--- Begin Input ---

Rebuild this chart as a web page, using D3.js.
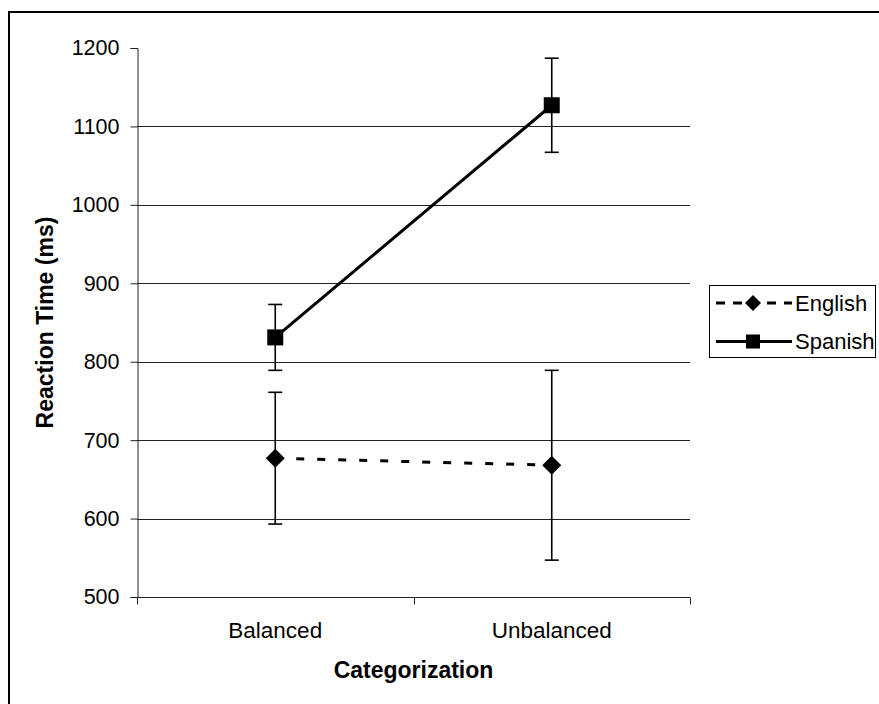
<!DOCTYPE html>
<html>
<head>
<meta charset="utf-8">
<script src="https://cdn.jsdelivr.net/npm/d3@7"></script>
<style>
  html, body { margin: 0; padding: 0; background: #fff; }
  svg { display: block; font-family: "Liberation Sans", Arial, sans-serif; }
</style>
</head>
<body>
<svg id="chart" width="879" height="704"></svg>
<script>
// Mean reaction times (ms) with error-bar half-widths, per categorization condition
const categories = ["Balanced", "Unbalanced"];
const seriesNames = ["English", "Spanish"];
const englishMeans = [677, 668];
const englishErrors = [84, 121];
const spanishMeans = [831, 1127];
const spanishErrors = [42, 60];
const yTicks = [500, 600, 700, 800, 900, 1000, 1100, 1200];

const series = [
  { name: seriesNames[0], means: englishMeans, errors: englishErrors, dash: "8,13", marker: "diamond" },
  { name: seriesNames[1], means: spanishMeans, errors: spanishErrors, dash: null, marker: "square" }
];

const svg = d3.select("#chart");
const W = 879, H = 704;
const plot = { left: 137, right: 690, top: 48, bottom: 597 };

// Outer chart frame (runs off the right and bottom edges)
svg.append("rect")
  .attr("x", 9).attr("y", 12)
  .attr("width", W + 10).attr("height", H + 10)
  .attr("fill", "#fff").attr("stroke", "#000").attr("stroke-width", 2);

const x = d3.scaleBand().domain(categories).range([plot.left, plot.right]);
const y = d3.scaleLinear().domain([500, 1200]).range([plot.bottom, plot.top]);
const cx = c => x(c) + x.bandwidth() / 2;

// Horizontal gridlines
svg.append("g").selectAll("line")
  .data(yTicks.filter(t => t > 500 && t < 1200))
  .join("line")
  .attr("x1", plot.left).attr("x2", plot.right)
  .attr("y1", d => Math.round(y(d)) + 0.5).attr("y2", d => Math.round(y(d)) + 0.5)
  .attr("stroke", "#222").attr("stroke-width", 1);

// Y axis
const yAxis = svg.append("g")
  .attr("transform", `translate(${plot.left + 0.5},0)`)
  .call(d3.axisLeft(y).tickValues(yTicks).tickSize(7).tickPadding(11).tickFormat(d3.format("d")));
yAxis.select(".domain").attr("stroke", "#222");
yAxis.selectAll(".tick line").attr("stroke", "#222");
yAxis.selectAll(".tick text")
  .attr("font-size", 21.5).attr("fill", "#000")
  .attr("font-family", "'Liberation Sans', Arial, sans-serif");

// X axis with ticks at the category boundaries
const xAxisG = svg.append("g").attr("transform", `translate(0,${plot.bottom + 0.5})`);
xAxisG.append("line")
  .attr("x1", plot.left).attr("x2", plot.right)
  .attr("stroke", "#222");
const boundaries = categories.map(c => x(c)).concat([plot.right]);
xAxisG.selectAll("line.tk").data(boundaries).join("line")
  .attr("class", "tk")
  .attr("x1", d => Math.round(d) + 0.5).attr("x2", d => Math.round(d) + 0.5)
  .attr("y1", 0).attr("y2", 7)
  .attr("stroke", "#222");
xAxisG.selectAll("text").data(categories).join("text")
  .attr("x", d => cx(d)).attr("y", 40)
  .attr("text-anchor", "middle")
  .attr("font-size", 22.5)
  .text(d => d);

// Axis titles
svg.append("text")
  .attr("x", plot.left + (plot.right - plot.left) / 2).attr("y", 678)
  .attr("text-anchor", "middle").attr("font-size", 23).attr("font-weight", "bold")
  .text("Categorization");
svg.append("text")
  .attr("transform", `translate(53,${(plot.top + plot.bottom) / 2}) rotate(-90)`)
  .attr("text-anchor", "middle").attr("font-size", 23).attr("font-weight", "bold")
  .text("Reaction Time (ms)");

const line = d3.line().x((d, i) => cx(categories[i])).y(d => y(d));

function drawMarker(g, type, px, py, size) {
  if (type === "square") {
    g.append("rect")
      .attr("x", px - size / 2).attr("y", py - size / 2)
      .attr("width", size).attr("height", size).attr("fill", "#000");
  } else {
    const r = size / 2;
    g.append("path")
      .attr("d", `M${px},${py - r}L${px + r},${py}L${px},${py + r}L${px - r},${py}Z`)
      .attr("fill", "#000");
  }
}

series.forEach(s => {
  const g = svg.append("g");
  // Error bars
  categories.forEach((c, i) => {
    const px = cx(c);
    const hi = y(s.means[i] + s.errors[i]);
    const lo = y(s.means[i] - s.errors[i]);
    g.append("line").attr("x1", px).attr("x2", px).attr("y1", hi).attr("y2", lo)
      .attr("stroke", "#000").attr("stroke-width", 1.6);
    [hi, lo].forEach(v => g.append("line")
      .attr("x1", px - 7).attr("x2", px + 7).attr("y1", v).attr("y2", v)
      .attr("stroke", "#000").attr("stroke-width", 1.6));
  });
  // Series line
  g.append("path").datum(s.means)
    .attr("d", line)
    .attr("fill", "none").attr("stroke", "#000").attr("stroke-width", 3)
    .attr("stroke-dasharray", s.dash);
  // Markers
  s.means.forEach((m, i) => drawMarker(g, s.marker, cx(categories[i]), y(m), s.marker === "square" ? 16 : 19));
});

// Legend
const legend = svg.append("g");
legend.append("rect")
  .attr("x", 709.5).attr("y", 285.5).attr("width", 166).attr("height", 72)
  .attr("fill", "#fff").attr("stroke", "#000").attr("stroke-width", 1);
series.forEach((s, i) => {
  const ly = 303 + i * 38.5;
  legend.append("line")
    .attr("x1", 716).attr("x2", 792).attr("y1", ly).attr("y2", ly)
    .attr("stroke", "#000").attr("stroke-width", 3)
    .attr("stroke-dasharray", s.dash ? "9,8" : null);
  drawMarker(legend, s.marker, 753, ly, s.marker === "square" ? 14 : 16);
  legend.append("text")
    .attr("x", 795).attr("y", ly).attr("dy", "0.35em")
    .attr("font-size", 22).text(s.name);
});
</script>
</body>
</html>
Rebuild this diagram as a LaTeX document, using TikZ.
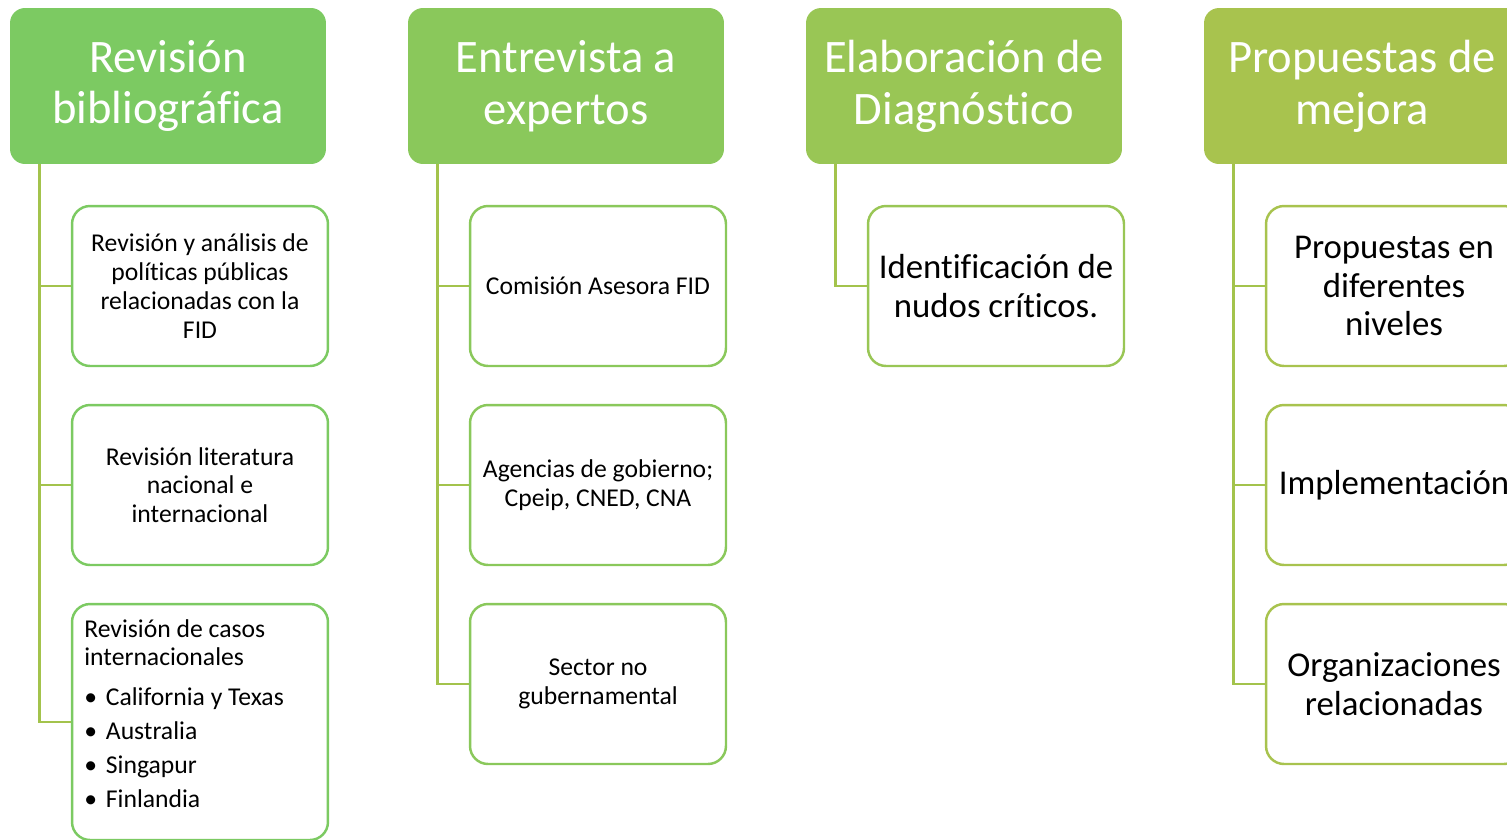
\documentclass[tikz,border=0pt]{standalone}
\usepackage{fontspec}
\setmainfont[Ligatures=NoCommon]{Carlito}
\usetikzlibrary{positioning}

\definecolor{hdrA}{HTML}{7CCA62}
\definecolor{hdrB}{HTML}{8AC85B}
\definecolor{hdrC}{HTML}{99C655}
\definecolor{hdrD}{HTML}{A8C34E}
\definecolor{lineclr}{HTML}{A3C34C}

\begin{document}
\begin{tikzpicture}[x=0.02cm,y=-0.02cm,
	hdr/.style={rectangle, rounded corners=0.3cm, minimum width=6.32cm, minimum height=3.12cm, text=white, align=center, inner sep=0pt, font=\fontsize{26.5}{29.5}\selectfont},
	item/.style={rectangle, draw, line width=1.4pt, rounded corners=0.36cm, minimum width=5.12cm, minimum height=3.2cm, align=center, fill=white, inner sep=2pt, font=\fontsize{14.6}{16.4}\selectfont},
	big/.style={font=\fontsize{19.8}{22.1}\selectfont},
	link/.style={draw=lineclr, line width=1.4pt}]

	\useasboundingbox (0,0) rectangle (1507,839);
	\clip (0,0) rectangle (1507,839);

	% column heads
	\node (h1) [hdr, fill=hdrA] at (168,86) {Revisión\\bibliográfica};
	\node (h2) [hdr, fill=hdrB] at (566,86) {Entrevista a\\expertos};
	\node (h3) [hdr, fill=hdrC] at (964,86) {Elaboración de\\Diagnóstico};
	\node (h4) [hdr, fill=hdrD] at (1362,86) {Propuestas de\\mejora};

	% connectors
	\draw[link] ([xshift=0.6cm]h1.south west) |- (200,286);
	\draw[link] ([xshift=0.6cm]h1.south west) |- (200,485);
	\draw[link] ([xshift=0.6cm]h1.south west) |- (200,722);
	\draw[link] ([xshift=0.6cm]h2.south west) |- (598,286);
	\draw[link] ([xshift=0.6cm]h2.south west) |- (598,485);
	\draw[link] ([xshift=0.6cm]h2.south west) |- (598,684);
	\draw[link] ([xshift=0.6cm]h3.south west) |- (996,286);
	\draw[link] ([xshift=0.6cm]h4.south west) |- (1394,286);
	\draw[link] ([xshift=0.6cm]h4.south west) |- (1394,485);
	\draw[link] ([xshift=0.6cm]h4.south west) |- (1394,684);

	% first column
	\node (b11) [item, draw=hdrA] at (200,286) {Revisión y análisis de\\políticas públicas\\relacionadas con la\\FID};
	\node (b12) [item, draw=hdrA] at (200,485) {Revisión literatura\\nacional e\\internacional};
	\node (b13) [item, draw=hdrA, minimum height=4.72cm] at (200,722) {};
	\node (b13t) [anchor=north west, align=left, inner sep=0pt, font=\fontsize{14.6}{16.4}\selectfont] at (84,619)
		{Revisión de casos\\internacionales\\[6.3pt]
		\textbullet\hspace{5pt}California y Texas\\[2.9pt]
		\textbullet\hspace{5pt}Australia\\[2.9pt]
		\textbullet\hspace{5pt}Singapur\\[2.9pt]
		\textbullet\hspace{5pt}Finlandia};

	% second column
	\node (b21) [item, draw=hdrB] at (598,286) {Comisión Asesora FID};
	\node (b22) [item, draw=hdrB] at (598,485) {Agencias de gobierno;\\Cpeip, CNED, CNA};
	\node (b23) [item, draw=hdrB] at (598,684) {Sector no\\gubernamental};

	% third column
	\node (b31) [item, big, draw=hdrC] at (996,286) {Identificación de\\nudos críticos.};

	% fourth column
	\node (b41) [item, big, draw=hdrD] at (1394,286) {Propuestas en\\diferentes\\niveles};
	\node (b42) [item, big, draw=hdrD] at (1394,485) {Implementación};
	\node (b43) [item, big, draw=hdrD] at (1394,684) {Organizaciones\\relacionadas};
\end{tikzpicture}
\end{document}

--- End Input ---

▸ **Stated goal**
Identify the lines that hold the word "Rebuild". Copy every one of them.

▸ **Right answer**
Rebuild this chart as a web page, using D3.js.
Rebuild this diagram as a LaTeX document, using TikZ.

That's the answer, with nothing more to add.